THE NEW LIGHTING ORDER.
THE EFFECT IN RUGBY.
In Rugby on Monday night, the inhabitants both in the business and residential parts of the town, showed a general disposition to comply with the new regulations, which require a more drastic reduction of external and internal than hitherto.
The publication of the regulations in the columns of the Rugby Advertiser enabled householders to get a definite idea of the extent to which illumination must be reduced, but the methods by which results entirely satisfactory to the authorities could be obtained, were not so easy to devise. While in some cases lights were not completely shaded and a good deal of illumination found its way on to the roadway, in the main there was little to complain of, and perhaps in many instances people went to the other extreme, and the “ dull and subdued light ” permitted by the regulations was eclipsed altogether.

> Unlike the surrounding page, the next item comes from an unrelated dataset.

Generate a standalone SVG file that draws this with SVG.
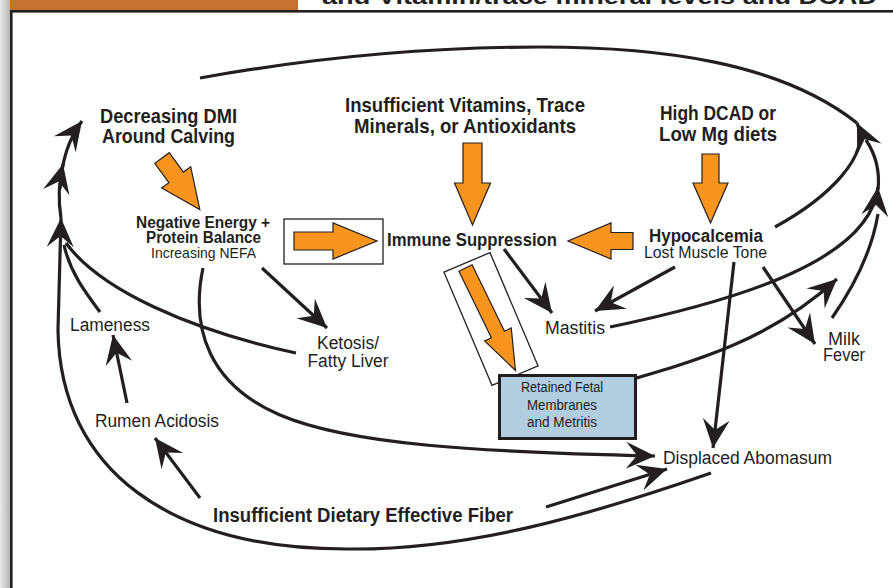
<svg xmlns="http://www.w3.org/2000/svg" width="893" height="588" viewBox="0 0 893 588">
<defs>
<style>
.ln{fill:none;stroke:#231f20;stroke-width:3.2;stroke-linecap:butt}
.ma{marker-end:url(#ah)}
.oa{fill:#f7941d;stroke:#231f20;stroke-width:1.2;stroke-linejoin:miter}
.bx{fill:#fff;stroke:#231f20;stroke-width:1.3}
.b{font-family:"Liberation Sans",Arial,sans-serif;font-weight:bold;fill:#231f20;text-anchor:middle}
.r{font-family:"Liberation Sans",Arial,sans-serif;fill:#231f20;text-anchor:middle}
</style>
<linearGradient id="edge" x1="0" y1="0" x2="1" y2="0">
<stop offset="0" stop-color="#e8e8e8"/><stop offset="1" stop-color="#b5b5b5"/>
</linearGradient>
<marker id="ah" viewBox="-30 -16 32 32" refX="0" refY="0" markerWidth="32" markerHeight="32" markerUnits="userSpaceOnUse" orient="auto" overflow="visible">
<path d="M0,0 L-29,-13.5 L-18,0 L-29,13.5 Z" fill="#231f20"/>
</marker>
</defs>
<rect width="893" height="588" fill="#fff"/>
<g id="frame">
<rect x="0" y="0" width="10" height="588" fill="url(#edge)"/>
<rect x="10" y="0" width="288" height="10" fill="#c5722f"/>
<rect x="10" y="10" width="883" height="2.6" fill="#231f20"/>
<rect x="10" y="10" width="2.6" height="578" fill="#231f20"/>
<text class="b" x="599.5" y="4" font-size="22" textLength="555" lengthAdjust="spacingAndGlyphs">and Vitamin/trace mineral levels and DCAD</text>
</g>
<g id="connectors">
<path class="ln" d="M200,78 C300,60 420,47 540,47 C660,47 780,62 857,123"/>
<path class="ln ma" d="M775,227 C828,198 872,155 857,123"/>
<path class="ln" d="M878,190 C880,172 876,155 866,140"/>
<path class="ln ma" d="M610,327 C740,300 870,260 878,187"/>
<path class="ln" d="M832,318 C855,285 872,250 878,214"/>
<path class="ln ma" d="M612,385 C700,360 770,340 837,279"/>
<path class="ln ma" d="M763,267 L815,344"/>
<path class="ln ma" d="M675,267 L595,311"/>
<path class="ln ma" d="M504,249 L552,313"/>
<path class="ln ma" d="M734,262 L713,448"/>
<path class="ln ma" d="M262,268 L327,328"/>
<path class="ln ma" d="M203,268 C190,330 210,385 280,415 C350,445 480,452 655,456"/>
<path class="ln" d="M296,353 C190,330 100,290 66,243"/>
<path class="ln" d="M100,312 C85,292 70,272 64,245"/>
<path class="ln ma" d="M711,473 C590,515 470,550 350,549 C170,550 60,470 58,330 L61,218"/>
<path class="ln ma" d="M61,218 C58,200 58,185 63,164"/>
<path class="ln ma" d="M60,189 C62,160 68,140 82,121"/>
<path class="ln ma" d="M200,498 L155,438"/>
<path class="ln ma" d="M127,403 L113,335"/>
<path class="ln ma" d="M546,507 L667,469"/>
</g>
<g id="orange-arrows">
<polygon class="oa" transform="translate(162,158) rotate(53.8)" points="0,-9 24,-9 24,-18 64,0 24,18 24,9 0,9"/>
<polygon class="oa" transform="translate(472.5,143) rotate(90)" points="0,-9.5 40,-9.5 40,-18 82,0 40,18 40,9.5 0,9.5"/>
<polygon class="oa" transform="translate(710.5,154) rotate(90)" points="0,-8.5 29,-8.5 29,-17.5 69,0 29,17.5 29,8.5 0,8.5"/>
<polygon class="oa" transform="translate(633,241) rotate(180)" points="0,-8.5 22,-8.5 22,-18 65,0 22,18 22,8.5 0,8.5"/>
<rect class="bx" x="284" y="219" width="99" height="45"/>
<polygon class="oa" transform="translate(294,241)" points="0,-9 39,-9 39,-18 83,0 39,18 39,9 0,9"/>
<rect class="bx" transform="translate(491,319) rotate(67)" x="-61.5" y="-25" width="123" height="50"/>
<polygon class="oa" transform="translate(465.5,268) rotate(64)" points="0,-7.3 74,-7.3 74,-14.8 114,0 74,14.8 74,7.3 0,7.3"/>
</g>
<g id="decreasing-dmi">
<text class="b" x="168.5" y="123" font-size="21" textLength="137" lengthAdjust="spacingAndGlyphs">Decreasing DMI</text>
<text class="b" x="168.5" y="143" font-size="21" textLength="133" lengthAdjust="spacingAndGlyphs">Around Calving</text>
</g>
<g id="vitamins">
<text class="b" x="465" y="112" font-size="21" textLength="240" lengthAdjust="spacingAndGlyphs">Insufficient Vitamins, Trace</text>
<text class="b" x="465" y="133" font-size="21" textLength="222" lengthAdjust="spacingAndGlyphs">Minerals, or Antioxidants</text>
</g>
<g id="dcad">
<text class="b" x="718" y="120" font-size="20" textLength="116" lengthAdjust="spacingAndGlyphs">High DCAD or</text>
<text class="b" x="718" y="141" font-size="20" textLength="118" lengthAdjust="spacingAndGlyphs">Low Mg diets</text>
</g>
<g id="hypocalcemia">
<text class="b" x="706" y="242" font-size="18" textLength="114" lengthAdjust="spacingAndGlyphs">Hypocalcemia</text>
<text class="r" x="705.5" y="257.5" font-size="17" textLength="123" lengthAdjust="spacingAndGlyphs">Lost Muscle Tone</text>
</g>
<g id="negative-energy">
<text class="b" x="203" y="227.5" font-size="16" textLength="134" lengthAdjust="spacingAndGlyphs">Negative Energy +</text>
<text class="b" x="203.5" y="243" font-size="16" textLength="115" lengthAdjust="spacingAndGlyphs">Protein Balance</text>
<text class="r" x="203.5" y="257.5" font-size="15" textLength="105" lengthAdjust="spacingAndGlyphs">Increasing NEFA</text>
</g>
<g id="immune">
<text class="b" x="472" y="246" font-size="19" textLength="170" lengthAdjust="spacingAndGlyphs">Immune Suppression</text>
</g>
<g id="ketosis">
<text class="r" x="348" y="349" font-size="18" textLength="62" lengthAdjust="spacingAndGlyphs">Ketosis/</text>
<text class="r" x="348" y="367" font-size="18" textLength="81" lengthAdjust="spacingAndGlyphs">Fatty Liver</text>
</g>
<g id="lameness">
<text class="r" x="110" y="331" font-size="18" textLength="80" lengthAdjust="spacingAndGlyphs">Lameness</text>
</g>
<g id="rumen">
<text class="r" x="157" y="427" font-size="18" textLength="124" lengthAdjust="spacingAndGlyphs">Rumen Acidosis</text>
</g>
<g id="fiber">
<text class="b" x="363" y="522" font-size="20" textLength="300" lengthAdjust="spacingAndGlyphs">Insufficient Dietary Effective Fiber</text>
</g>
<g id="mastitis">
<text class="r" x="575" y="334" font-size="18" textLength="60" lengthAdjust="spacingAndGlyphs">Mastitis</text>
</g>
<g id="milk-fever">
<text class="r" x="844" y="345" font-size="18" textLength="32" lengthAdjust="spacingAndGlyphs">Milk</text>
<text class="r" x="844" y="361" font-size="18" textLength="42" lengthAdjust="spacingAndGlyphs">Fever</text>
</g>
<g id="displaced">
<text class="r" x="747.5" y="464" font-size="18" textLength="169" lengthAdjust="spacingAndGlyphs">Displaced Abomasum</text>
</g>
<g id="rfm">
<rect x="499.5" y="375.5" width="136" height="63" fill="#b3cde0" stroke="#231f20" stroke-width="3"/>
<text class="r" x="562" y="392" font-size="14" textLength="82" lengthAdjust="spacingAndGlyphs">Retained Fetal</text>
<text class="r" x="562" y="410" font-size="14" textLength="70" lengthAdjust="spacingAndGlyphs">Membranes</text>
<text class="r" x="562" y="427" font-size="14" textLength="70" lengthAdjust="spacingAndGlyphs">and Metritis</text>
</g>
</svg>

Many tradesmen, especially in the centre of the town, closed their places of business altogether at six o’clock, being under the impression that the streets would be so dark that customers would not venture out. But the public lamps were lighted as usual almost without modification, and the illumination they gave, combined with the light from the new moon, was sufficient to enable people to walk or ride through the streets with little or no danger of collision.
With regard to street lamps, we understand there are to be further modifications. Superintendent Clarke has commenced a tour of the town, and is ordering the extinction of lamps except at points where he considers, them to be absolutely necessary for the safety of the public, and in a few days the town will probably wear a much more sombre aspect at night than it did on Monday.
In some instances, where shopkeepers had not gone far enough to suit the requirements, further restrictions were ordered.
Speaking generally, there has been an honest attempt on the part of tradespeople to meet the requirements of the Order, but the results on Tuesday night, when police officers made an inspection of some of the principal streets, showed that quite a number of shopkeepers had not shaded their lights sufficiently. When this was pointed out to them they displayed a willingness to meet the wishes of those responsible for the carrying out of the new Order. Isolated cases of obstinacy may have been found, but these proved the exception to the rule, and suggestions to further reduce the light were in nearly every case promptly acted upon. These consisted of advice to extinguish altogether certain lamps, to close doors, to entirely draw down the blinds, or to change the colour of the shading material from red to dark green or blue.
In some: cases electric globes of the required colour have been adopted with good effect.